“Ninguna invocación a Dios puede dejar de ser oída o no recibir respuesta. Y de eso puedo estar seguro: Su respuesta es la única que realmente deseo”. La prueba de la verdad que la primera afirmación contiene es ella misma, pues responde a la duda eterna que se queda conmigo cada vez que me dirijo a Él: ¿Estás ahí Padre, me escuchas? Y si es así, me sigo preguntando ¿De dónde me viene la soledad que experimento? Por la sordera -me contesta- que te produce atender las respuestas alborotadas de tantos dioses de tu propia fabricación como invocas. Tus ídolos particulares, los que te ayudan a sostener tu mundo; la salud, el dinero y … tus amores especiales. ¿Y si ellos me responden, porqué mi soledad? Porque sólo puede satisfacerte la respuesta del Padre que oculta la palabrería de tus ídolos. Todo aclarado. Ahora puedo centrarme en lo que deseo y olvidarme del resto.

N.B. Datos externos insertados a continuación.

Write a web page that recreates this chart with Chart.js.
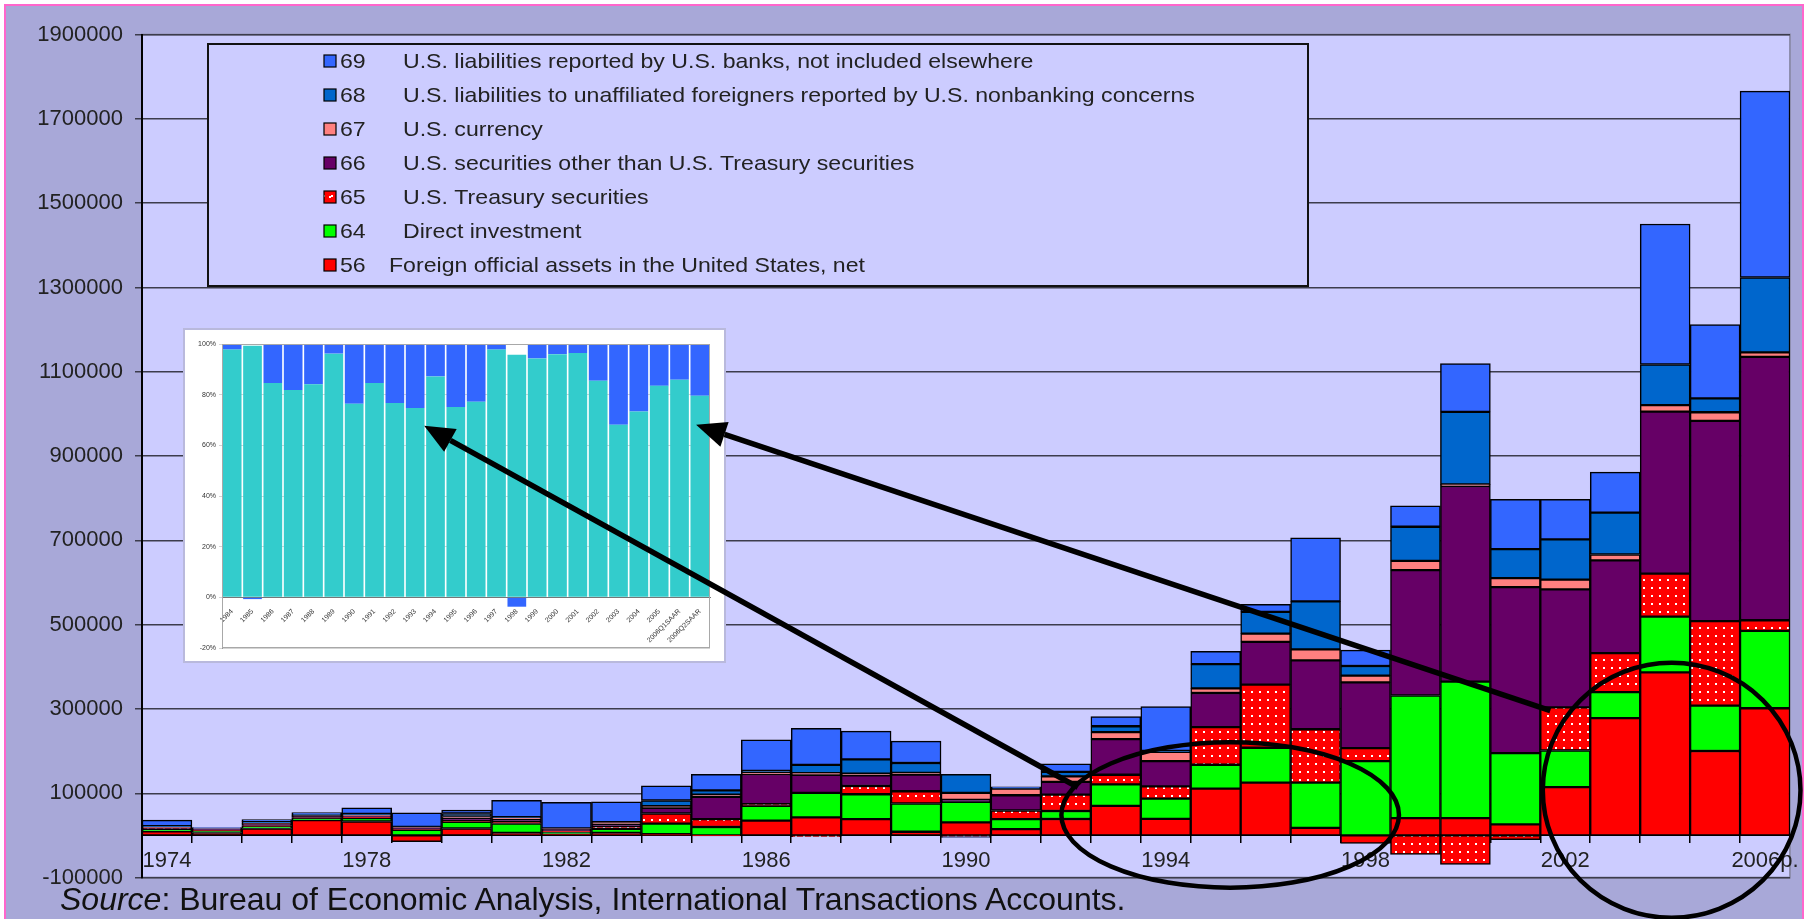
<!DOCTYPE html>
<html><head><meta charset="utf-8">
<script src="https://cdn.jsdelivr.net/npm/chart.js@4.4.1/dist/chart.umd.min.js"></script>
<style>
html,body{margin:0;padding:0;background:#fff;}
#wrap{position:relative;width:1808px;height:919px;overflow:hidden;}
#main{position:absolute;left:0;top:0;}
#src{position:absolute;left:60px;top:881px;font:32px 'Liberation Sans',Arial,sans-serif;color:#111;white-space:nowrap;}
#inset{position:absolute;left:183px;top:328px;width:539px;height:331px;background:#fff;border:2px solid #b9b9dc;}
#insetCanvas{position:absolute;left:0;top:0;}
#overlay{position:absolute;left:0;top:0;pointer-events:none;}
</style></head><body>
<div id="wrap">
<canvas id="main" width="1808" height="919"></canvas>
<div id="src"><i>Source</i>: Bureau of Economic Analysis, International Transactions Accounts.</div>
<div id="inset"><canvas id="insetCanvas" width="539" height="331"></canvas></div>
<canvas id="overlay" width="1808" height="919"></canvas>
</div>
<script>
// ---------- data (millions of dollars) ----------
const years = ['1974','1975','1976','1977','1978','1979','1980','1981','1982','1983','1984','1985','1986','1987','1988','1989','1990','1991','1992','1993','1994','1995','1996','1997','1998','1999','2000','2001','2002','2003','2004','2005','2006p.'];
const foreignOfficial56 = [9500,7000,16500,36400,33100,-15000,16500,6000,3500,6000,3000,-1000,35000,42700,38600,8700,31000,15100,39000,70000,39400,111000,125300,18100,-19000,41200,41200,26400,114600,278300,386900,200300,301800];
const directInvestment64 = [4800,2600,4300,3700,7900,13400,15800,22400,4000,9800,25000,20000,35300,58300,59100,67100,48500,23700,19000,51000,48100,56800,82700,107200,176500,290900,323700,168800,86900,61700,132400,107800,183600];
const treasury65 = [2000,2600,2800,2500,2200,2500,2600,3000,3500,6000,24000,18800,3800,-3000,19700,29100,-2500,20500,39000,23000,29100,89200,149800,126700,30700,-45000,-68800,-10000,102200,92600,101700,200200,25200];
const otherSecurities66 = [2000,2500,3000,2500,2300,1400,5500,7000,3000,5000,13500,52800,71600,43000,25200,39400,5000,36000,30000,84500,59900,81000,101600,163300,156100,297400,464100,393900,280000,219900,384500,475100,624900];
const currency67 = [1500,1500,1500,1900,3500,2000,4500,3300,2500,4700,4000,5000,3400,4000,4000,4000,16500,15800,13000,16500,22100,11000,19600,26000,15700,21800,4000,21300,23100,14100,15500,20600,10500];
const nonbank68 = [2400,1500,4700,3500,2200,1200,7100,1600,0,0,13500,10400,4000,19400,33800,23600,44000,2000,11000,14000,2000,57600,51300,114200,23000,81100,172000,68800,95700,99400,96400,33000,177800];
const banks69 = [14000,1200,5000,3900,14200,33100,7900,40200,62300,48100,34600,38000,74000,86900,67000,51900,-2000,2000,19000,23000,105000,30000,18100,150500,37700,49900,114600,118000,95000,96100,333300,174900,442100];

const seriesCodes = ['56','64','65','66','67','68','69'];
const seriesNames = [
  'Foreign official assets in the United States, net',
  'Direct investment',
  'U.S. Treasury securities',
  'U.S. securities other than U.S. Treasury securities',
  'U.S. currency',
  'U.S. liabilities to unaffiliated foreigners reported by U.S. nonbanking concerns',
  'U.S. liabilities reported by U.S. banks, not included elsewhere'
];
const yTickMin = -100000, yTickMax = 1900000, yTickStep = 200000;

// inset (share of inflows, %)
const insetLabels = ['1984','1985','1986','1987','1988','1989','1990','1991','1992','1993','1994','1995','1996','1997','1998','1999','2000','2001','2002','2003','2004','2005','2006Q1SAAR','2006Q2SAAR'];
const insetCyan = [97.8,99.3,84.6,81.8,84.1,96.2,76.4,84.6,76.7,74.7,87.2,75.1,77.2,97.8,95.8,94.3,96.0,96.4,85.5,68.1,73.4,83.5,85.9,79.6];
const insetBlue = [2.2,-0.7,15.4,18.2,15.9,3.8,23.6,15.4,23.3,25.3,12.8,24.9,22.8,2.2,-3.7,5.7,4.0,3.6,14.5,31.9,26.6,16.5,14.1,20.4];

// ---------- styles ----------
const FONT = "'Liberation Sans', Arial, Helvetica, sans-serif";
Chart.defaults.font.family = FONT;

function dotPattern(){
  const c = document.createElement('canvas'); c.width = 8; c.height = 8;
  const x = c.getContext('2d');
  x.fillStyle = '#FF0000'; x.fillRect(0,0,8,8);
  x.fillStyle = '#FFFFFF'; x.fillRect(3,3,2,2);
  return x.createPattern(c,'repeat');
}
const seriesColors = ['#FF0000','#00FF00',dotPattern(),'#660066','#FF8080','#0066CC','#3366FF'];
const seriesData = [foreignOfficial56, directInvestment64, treasury65, otherSecurities66, currency67, nonbank68, banks69];

const datasets = seriesData.map((d,i)=>({
  label: seriesCodes[i] + ' ' + seriesNames[i],
  code: seriesCodes[i], name: seriesNames[i],
  data: d,
  backgroundColor: seriesColors[i],
  borderColor: '#000',
  borderWidth: 1.5,
  borderSkipped: false,
  categoryPercentage: 1,
  barPercentage: 1
}));

const framePlugin = {
  id:'frame',
  beforeDraw(chart){
    const ctx = chart.ctx, a = chart.chartArea;
    ctx.save();
    ctx.fillStyle = '#ffffff'; ctx.fillRect(0,0,chart.width,chart.height);
    ctx.fillStyle = '#A8A8D8'; ctx.fillRect(6,6,chart.width-12,chart.height);
    ctx.strokeStyle = '#FF66CC'; ctx.lineWidth = 2; ctx.strokeRect(5,5,chart.width-10,chart.height+20);
    ctx.fillStyle = '#CCCCFF'; ctx.fillRect(a.left,a.top,a.right-a.left,a.bottom-a.top);
    ctx.strokeStyle = '#8e8eae'; ctx.lineWidth = 2; ctx.strokeRect(a.left,a.top,a.right-a.left,a.bottom-a.top);
    ctx.restore();
  }
};

function stretchedText(ctx, text, x, y, sx){
  ctx.save(); ctx.translate(x, y); ctx.scale(sx, 1); ctx.fillText(text, 0, 0); ctx.restore();
}

const legendPlugin = {
  id:'boxLegend',
  afterDraw(chart){
    const ctx = chart.ctx;
    const box = {x:208, y:44, w:1100, h:242};
    ctx.save();
    ctx.fillStyle = '#CCCCFF'; ctx.fillRect(box.x,box.y,box.w,box.h);
    ctx.strokeStyle = '#111'; ctx.lineWidth = 2; ctx.strokeRect(box.x,box.y,box.w,box.h);
    const ds = chart.data.datasets.slice().reverse();
    ctx.font = '21px ' + FONT; ctx.textBaseline = 'middle';
    ds.forEach((d,i)=>{
      const y = 61 + i*34;
      ctx.fillStyle = d.backgroundColor; ctx.fillRect(324,y-6,12,12);
      if (d.code === '65'){ ctx.fillStyle='#fff'; ctx.fillRect(329,y-1,2,2); }
      ctx.strokeStyle = '#000'; ctx.lineWidth = 1.2; ctx.strokeRect(324,y-6,12,12);
      ctx.fillStyle = '#222';
      stretchedText(ctx, d.code, 340, y+1, 1.1);
      stretchedText(ctx, d.name, d.code === '56' ? 389 : 403, y+1, 1.1);
    });
    ctx.restore();
  }
};

const mainChart = new Chart(document.getElementById('main'), {
  type:'bar',
  data:{labels: years, datasets},
  options:{
    responsive:false, animation:false, devicePixelRatio:1, events:[],
    layout:{padding:{left:0, right:18, top:34.6, bottom:41.4}},
    plugins:{legend:{display:false}, tooltip:{enabled:false}},
    scales:{
      x:{
        stacked:true, position:{y:0},
        border:{display:true, color:'#000', width:2},
        grid:{offset:true, drawOnChartArea:false, drawTicks:true, tickLength:7, color:'#000', lineWidth:1.5},
        ticks:{autoSkip:false, maxRotation:0, minRotation:0, padding:5, color:'#222', font:{size:22},
          callback:(v,i)=> i % 4 === 0 ? years[i] : ''}
      },
      y:{
        stacked:true, min:yTickMin, max:yTickMax,
        afterFit:(s)=>{ s.width = 142; },
        border:{display:true, color:'#000', width:2},
        grid:{color:'#3c3c4c', lineWidth:1.5, tickLength:7, drawTicks:true},
        ticks:{stepSize:yTickStep, padding:12, color:'#222', font:{size:22}, callback:(v)=> String(v)}
      }
    }
  },
  plugins:[framePlugin, legendPlugin]
});

// ---------- inset chart ----------
const insetFrame = {
  id:'insetFrame',
  afterDraw(c){
    const a = c.chartArea, ctx = c.ctx;
    ctx.save(); ctx.strokeStyle = '#a8a8a8'; ctx.lineWidth = 1;
    ctx.strokeRect(a.left+0.5,a.top+0.5,a.right-a.left-1,a.bottom-a.top-1);
    ctx.restore();
  }
};
new Chart(document.getElementById('insetCanvas'), {
  type:'bar',
  data:{labels: insetLabels, datasets:[
    {label:'share', data: insetCyan, backgroundColor:'#33CCCC', borderWidth:0, categoryPercentage:0.92, barPercentage:1},
    {label:'rest', data: insetBlue, backgroundColor:'#3366FF', borderWidth:0, categoryPercentage:0.92, barPercentage:1}
  ]},
  options:{
    responsive:false, animation:false, devicePixelRatio:1, events:[],
    layout:{padding:{left:0, top:14, right:14, bottom:13}},
    plugins:{legend:{display:false}, tooltip:{enabled:false}},
    scales:{
      x:{stacked:true, position:{y:0}, grid:{display:false}, border:{color:'#777', width:1},
        ticks:{font:{size:7}, color:'#333', minRotation:45, maxRotation:45, autoSkip:false, padding:2}},
      y:{stacked:true, min:-20, max:100, afterFit:(s)=>{ s.width = 37; },
        grid:{color:'#d4d4d4', lineWidth:1, drawTicks:true, tickLength:3},
        border:{color:'#999'},
        ticks:{stepSize:20, font:{size:7}, color:'#333', padding:3, callback:(v)=> v + '%'}}
    }
  },
  plugins:[insetFrame]
});

// ---------- annotations (in data units of the main chart) ----------
const annotationEllipses = [
  {cat:21.29, val:48700, rCat:3.38, rVal:172600},
  {cat:30.13, val:107300, rCat:2.58, rVal:302600}
];
const annotationArrows = [
  {fromCat:18.24, fromVal:114400, toCat:5.15, toVal:971800},
  {fromCat:27.7, fromVal:296000, toCat:10.595, toVal:974200}
];
(function drawOverlay(){
  const ctx = document.getElementById('overlay').getContext('2d');
  const xs = mainChart.scales.x, ys = mainChart.scales.y;
  ctx.strokeStyle = '#000'; ctx.fillStyle = '#000';
  ctx.lineWidth = 4.5;
  annotationEllipses.forEach(e=>{
    const cx = xs.getPixelForValue(e.cat), cy = ys.getPixelForValue(e.val);
    const rx = Math.abs(xs.getPixelForValue(e.cat + e.rCat) - cx);
    const ry = Math.abs(ys.getPixelForValue(e.val + e.rVal) - cy);
    ctx.beginPath(); ctx.ellipse(cx, cy, rx, ry, 0, 0, Math.PI*2); ctx.stroke();
  });
  ctx.lineWidth = 5.5; ctx.lineCap = 'butt';
  annotationArrows.forEach(a=>{
    const x1 = xs.getPixelForValue(a.fromCat), y1 = ys.getPixelForValue(a.fromVal);
    const x2 = xs.getPixelForValue(a.toCat), y2 = ys.getPixelForValue(a.toVal);
    const ang = Math.atan2(y2-y1, x2-x1);
    const L = 30, W = 13;
    const bx = x2 - L*Math.cos(ang), by = y2 - L*Math.sin(ang);
    ctx.beginPath(); ctx.moveTo(x1,y1); ctx.lineTo(bx,by); ctx.stroke();
    ctx.beginPath();
    ctx.moveTo(x2,y2);
    ctx.lineTo(bx + W*Math.sin(ang), by - W*Math.cos(ang));
    ctx.lineTo(bx - W*Math.sin(ang), by + W*Math.cos(ang));
    ctx.closePath(); ctx.fill();
  });
})();
</script>
</body></html>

            “Tú que recuerdas lo que realmente soy, eres el único que recuerda lo que realmente deseo. Hablas por Dios y, por lo tanto, por mí. Y lo que me concedes procede de Dios Mismo. Tu Voz, entonces, Padre mío, es mía también, y lo único que quiero es lo que Tú me ofreces, en la forma exacta en que Tú eliges que yo lo reciba. Que recuerde todo lo que no sé, y que mi voz se acalle, mientras lo reciba. Que no me olvide de Tu Amor ni de Tu Cuidado, y que mantenga siempre presente en mi conciencia la pro­mesa que Le hiciste a Tu Hijo. Que no me olvide que mi ser no es nada, pero que mi Ser lo es todo”.

La promesa del Padre, la de mi creación: Te amaré eternamente, como tú a Mi… y que jamás se rompió porque no tiene opuestos, ya que todo lo que existe es su consecuencia y está ahí para dar testimonio de ella. Que mi voz se acalle mientras lo recuerdo.

                                                                                                                               José Luis Cristo.